Unlike in-the-moment interactions with students, watching video enables us to slow down and more closely examine student-to-student exchanges. This affords us a unique opportunity to learn about students’ mathematical thinking.
Several months ago, I began watching and discussing video footage of elementary mathematics classrooms with a group of colleagues. We were using the footage to study student engagement in the Standards for Mathematical Practice.
The task of watching video and identifying where students were enacting the Practices had an interesting effect on me. I began to notice students’ mathematical thinking in new ways.
For example, consider this video of two kindergarten students as they solve a story problem about 6 crayons, and use representations and notation to represent their solution.
Take a moment to think about what you noticed.
The first time I watched this clip, I noticed how these students persevered as they worked to record and then check their solution, all important aspects of Math Practice 1: make sense of problems and persevere in solving them. Moreover, these students engaged in this work with confidence, independence, and an expectation that they would be able to make sense of the problem together—aspects that made the clip compelling to watch.
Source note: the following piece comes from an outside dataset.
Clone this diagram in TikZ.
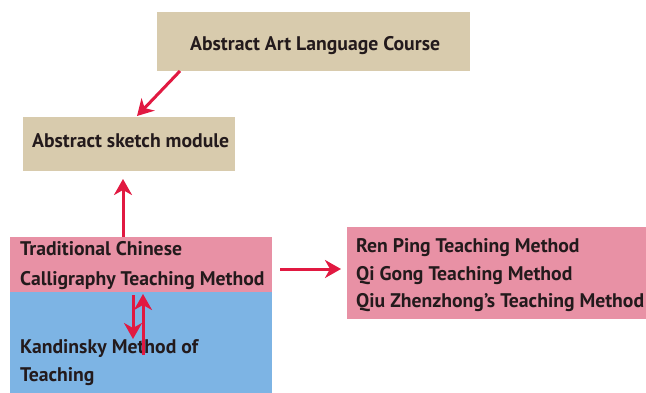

As I watched it again, I began to see Math Practice 2: reason abstractly and quantitatively. This practice involves connecting symbols to the contexts they represent and moving back and forth between them. These kindergarteners worked hard to connect the equation 2+2+2=6 to their drawing of 2 groups of 2 blue crayons, and 1 group of 2 red crayons.
I watched a third time, and this time what stood out was Math Practice 4: model with mathematics. Both the drawing and the equation serve as mathematical models, and the students investigated the relationship between the mathematical elements depicted in each.
As I thought about which Practices the students were enacting, my appreciation for the complexity of the problem grew. For me, the clip illustrated that developing an understanding of mathematical notation is not merely about memorizing that 2 + 2 + 2 results in 6, but involves relating the symbolic notation to a context (in this case, 3 groups of 2 crayons).
Using the Practices as a lens through which to study students’ thinking highlighted the importance of making sense of the mathematics inherent in the task, for myself. Being able to pause and re-watch as I considered students’ approaches to the problem enabled me to notice more. If we value and are committed to deepening students’ mathematical ideas, learning how to notice children’s mathematical thinking is a critical part of our professional learning. Video is one tool that can be used outside of the classroom that I have found particularly useful in this work.